Parce que si vous ne l’assumez pas, si vous ne l’assumez pas jusqu’au bout, la SOURCE de votre refus, vous pouvez être assuré d’une chose : pour le restant de votre vie, chaque maudite fois de votre damnée existence que, couché à terre, la face dans le tapis, vous aurez la moindre velléité de répondre à Mononk autre chose qu’un « oui » tonitruant… lui, il va lever les yeux au ciel, se faire une belle ‘tite bouche en cul de poule, se brasser les mains en l’air et lancer au plafond d’une voix de fausset « Y en est pas question ! », avant d’éclater de rire en se tenant le ventre à deux mains.
Trop tard pour n’avoir rien fait, les copains !
Sorry.
Il n’y a plus devant vous que deux avenues possibles.
Mais, fort heureusement, l’une des deux porte tellement de noms qu’on pourrait tout aussi bien dire qu’il n’y en a que mille.
Ou bien vous continuez de vous contenter de répéter « non, non, non ». Et les choses finissent par écrapoutir. Et tout le monde rentre se cacher dans son trou.
Ou bien vous passez à… autre chose.
***
Je précise d’abord :
Par « autre chose », je n’entends pas du tout « faire tomber le gouvernement ».
D’autant moins qu’en l’occurrence, quand bien même il tomberait… est-il envisageable que celui qui prendrait sa place ferait autre chose que celui qui est là pour le moment ?
Justement.
Mononk, il a des sœurs et des frères, n’oubliez pas ça.
Si le premier écueil qu’on rencontre après avoir tapé sur la table et avoir hurlé « Non », c’est le risque de ne plus avoir rien d’autre à bafouiller que la répétition de la même chose, le second danger, quant à lui, consiste à se faire récupérer par quelqu’un d’autre de sa famille, à Mononk, qui voudrait bien hériter de sa job. Et qui la ferait d’ailleurs essentiellement de la même manière que lui.
Ou en pire encore.
Mononk, il est peut-être bien la plupart du temps ennuyant comme la pluie au point de nous en faire douter que le soleil ait jamais brillé pour de vrai… réussir à sauter de son registre à lui à celui du chantage émotif de sa sœurette, toujours prête à s’arracher les couettes en pleurant que c’est elle la plus fine au monde pis que ce sont tous les autres, tous ceux qui ne sont pas béats d’admiration devant elle, qui sont des pas fins… je ne suis pas sûr du tout que ça entre dans la catégorie des grandes victoires politiques qu’on ait à viser.
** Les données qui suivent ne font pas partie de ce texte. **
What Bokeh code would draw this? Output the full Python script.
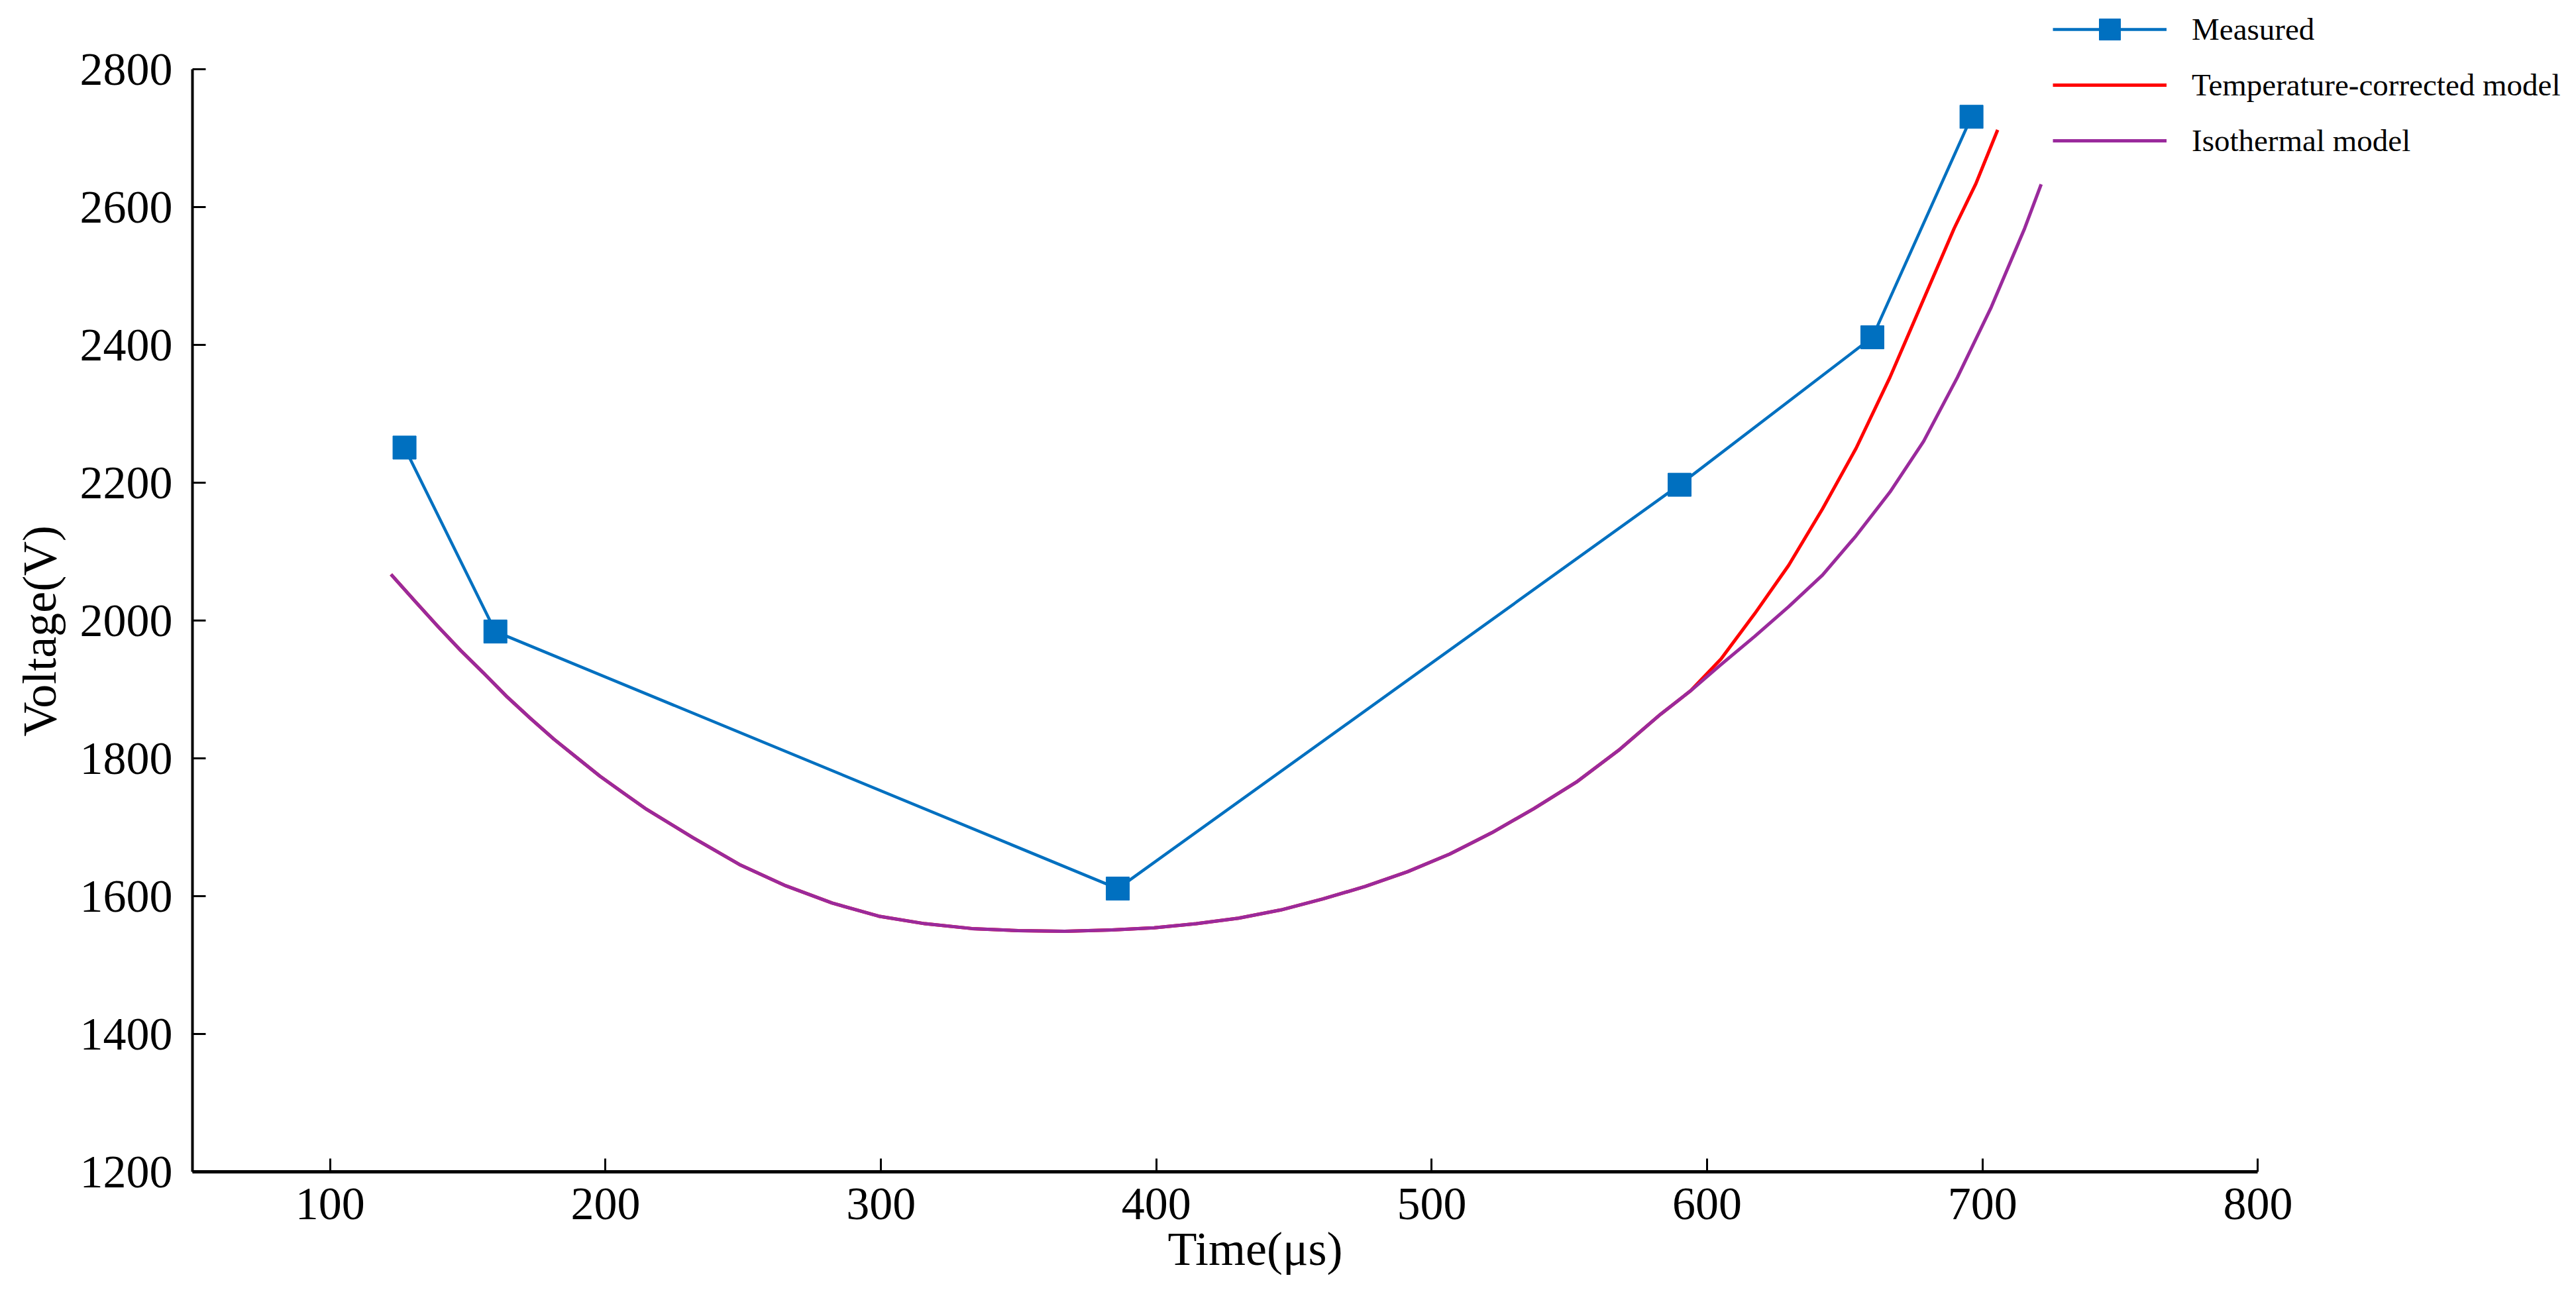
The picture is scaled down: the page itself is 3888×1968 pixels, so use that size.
from bokeh.plotting import figure
from bokeh.models import Range1d, FixedTicker, Legend, LegendItem, Title
from bokeh.embed import file_html
from bokeh.resources import INLINE

# ---- data ----
measured_t = [127, 160, 386, 590, 660, 696]
measured_v = [2251, 1984, 1611, 2197, 2411, 2731]

iso_t = [122.1, 130.6, 139, 147.4, 155.9, 164.3, 172.7, 181.2, 189.6, 198, 206.4, 214.9,
         231.7, 248.6, 265.5, 282.3, 299.2, 316, 333, 349.8, 366.7, 383.8, 399.2, 414.5,
         429.8, 445.2, 460.5, 475.8, 491.2, 506.5, 521.8, 537.1, 552.5, 567.8, 583.1, 594,
         605, 617.3, 629.6, 641.9, 654.1, 666.4, 678.6, 690.9, 703.2, 715.3, 721.3]
iso_v = [2067, 2029, 1992, 1956.5, 1923, 1889, 1858, 1828, 1801, 1774, 1750, 1726,
         1685, 1646, 1615, 1590, 1571, 1560, 1553, 1550, 1549, 1551, 1554, 1560,
         1568, 1580, 1596, 1614, 1635.5, 1661, 1692, 1727, 1765.5, 1811.5, 1864, 1898,
         1936, 1977, 2020, 2066, 2123, 2186.5, 2260, 2353, 2455, 2569, 2633]

temp_t = [122.1, 130.6, 139, 147.4, 155.9, 164.3, 172.7, 181.2, 189.6, 198, 206.4, 214.9,
          231.7, 248.6, 265.5, 282.3, 299.2, 316, 333, 349.8, 366.7, 383.8, 399.2, 414.5,
          429.8, 445.2, 460.5, 475.8, 491.2, 506.5, 521.8, 537.1, 552.5, 567.8, 583.1, 594,
          605, 617.3, 629.6, 641.9, 654.1, 666.4, 678.6, 689.7, 697.6, 705.5]
temp_v = [2067, 2029, 1992, 1956.5, 1923, 1889, 1858, 1828, 1801, 1774, 1750, 1726,
          1685, 1646, 1615, 1590, 1571, 1560, 1553, 1550, 1549, 1551, 1554, 1560,
          1568, 1580, 1596, 1614, 1635.5, 1661, 1692, 1727, 1765.5, 1811.5, 1864, 1898,
          1944, 2010, 2080, 2162, 2250, 2353, 2466, 2569, 2634, 2712]

x_ticks = [100, 200, 300, 400, 500, 600, 700, 800]
y_ticks = [1200, 1400, 1600, 1800, 2000, 2200, 2400, 2600, 2800]
x_axis_span = (50, 800)
y_axis_span = (1200, 2800)

BLUE = "#0070C0"
RED = "#FF0000"
PURPLE = "#9A2A9C"
FONT = "Liberation Serif"

W, H = 3870, 1952
FRAME_BOTTOM = 1768
LEFT, RIGHT, TOP, BOTTOM = 287, 0, 0, H - FRAME_BOTTOM
# axis 50..800 spans canvas 287..3407; 1200..2800 spans canvas 1768..104
px_per_x = (3407 - LEFT) / (x_axis_span[1] - x_axis_span[0])
px_per_y = (FRAME_BOTTOM - 104) / (y_axis_span[1] - y_axis_span[0])
x_end = x_axis_span[0] + (W - RIGHT - LEFT) / px_per_x
y_end = y_axis_span[1] + (104 - TOP) / px_per_y

p = figure(width=W, height=H, output_backend="svg", toolbar_location=None,
           x_range=Range1d(x_axis_span[0], x_end), y_range=Range1d(y_axis_span[0], y_end),
           min_border_left=LEFT, min_border_right=RIGHT, min_border_top=TOP,
           min_border_bottom=BOTTOM)
p.outline_line_color = None
p.xgrid.visible = False
p.ygrid.visible = False
p.background_fill_color = "white"
p.border_fill_color = "white"

r_meas_line = p.line(measured_t, measured_v, line_color=BLUE, line_width=4.5)
r_meas_pts = p.scatter(measured_t, measured_v, marker="square", size=35,
                       fill_color=BLUE, line_color=BLUE)
r_temp = p.line(temp_t, temp_v, line_color=RED, line_width=5, line_join="round")
r_iso = p.line(iso_t, iso_v, line_color=PURPLE, line_width=5, line_join="round")

for ax in (p.xaxis[0], p.yaxis[0]):
    ax.axis_line_color = "black"
    ax.major_tick_line_color = "black"
    ax.major_tick_line_width = 3
    ax.major_tick_in = 20
    ax.major_tick_out = 0
    ax.minor_tick_line_color = None
    ax.major_label_text_font = FONT
    ax.major_label_text_font_size = "70px"
    ax.major_label_text_color = "black"

p.xaxis[0].bounds = x_axis_span
p.yaxis[0].bounds = y_axis_span
p.xaxis[0].axis_line_width = 5
p.yaxis[0].axis_line_width = 4
p.xaxis[0].ticker = FixedTicker(ticks=x_ticks)
p.yaxis[0].ticker = FixedTicker(ticks=y_ticks)
p.xaxis[0].major_label_standoff = 25
p.yaxis[0].major_label_standoff = 30

# axis titles, placed as in the reference
x_title = Title(text="Time(μs)", align="left", offset=1472, standoff=0,
                text_font=FONT, text_font_size="72px", text_font_style="normal",
                text_color="black")
p.add_layout(x_title, "below")
y_title = Title(text="Voltage(V)", align="left", offset=657, standoff=35,
                text_font=FONT, text_font_size="72px", text_font_style="normal",
                text_color="black")
p.add_layout(y_title, "left")

legend = Legend(items=[
    LegendItem(label="Measured", renderers=[r_meas_line, r_meas_pts]),
    LegendItem(label="Temperature-corrected model", renderers=[r_temp]),
    LegendItem(label="Isothermal model", renderers=[r_iso]),
], location=(2808, FRAME_BOTTOM - 252))
legend.border_line_color = None
legend.background_fill_alpha = 0
legend.padding = 0
legend.margin = 0
legend.spacing = 4
legend.glyph_width = 172
legend.glyph_height = 80
legend.label_height = 80
legend.label_standoff = 38
legend.label_text_font = FONT
legend.label_text_font_size = "47px"
legend.label_text_color = "black"
p.add_layout(legend, "center")

open("out.html", "w").write(file_html(p, INLINE))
Le second piège, il s’appelle donc « récupération ». Et s’y laisser prendre mène tout droit, à terme, c’est-à-dire dans quelques années à peine, à ce que d’autres étudiants encore se retrouvent dans la même eau bouillante, assis drette devant Mononk ou bedon drette devant Matante ou bedon drette devant Mononk-Bis, à se faire lancer, DANS LE MEILLEUR DES CAS, exactement les mêmes affaires, sur le même ton, et dans le même but qu’aujourd’hui.
Pas fort, mettons.
Par « autre chose », je n’entends pas du tout non plus le lancement d’un « vaaaaste » débat sur les frais de scolarité en particulier ou sur le financement du réseau universitaire en général.
Parce que le financement de l’éducation supérieure et l’opportunité d’avoir ou pas recours à telle ou telle mesure spécifique pour l‘assurer, cela relève de l’ordre des MOYENS.
Tandis que la chose qui manque, et l’espoir qui émane de la contestation mise en branle a trait directement à elle, c’est un débat sur les BUTS visés.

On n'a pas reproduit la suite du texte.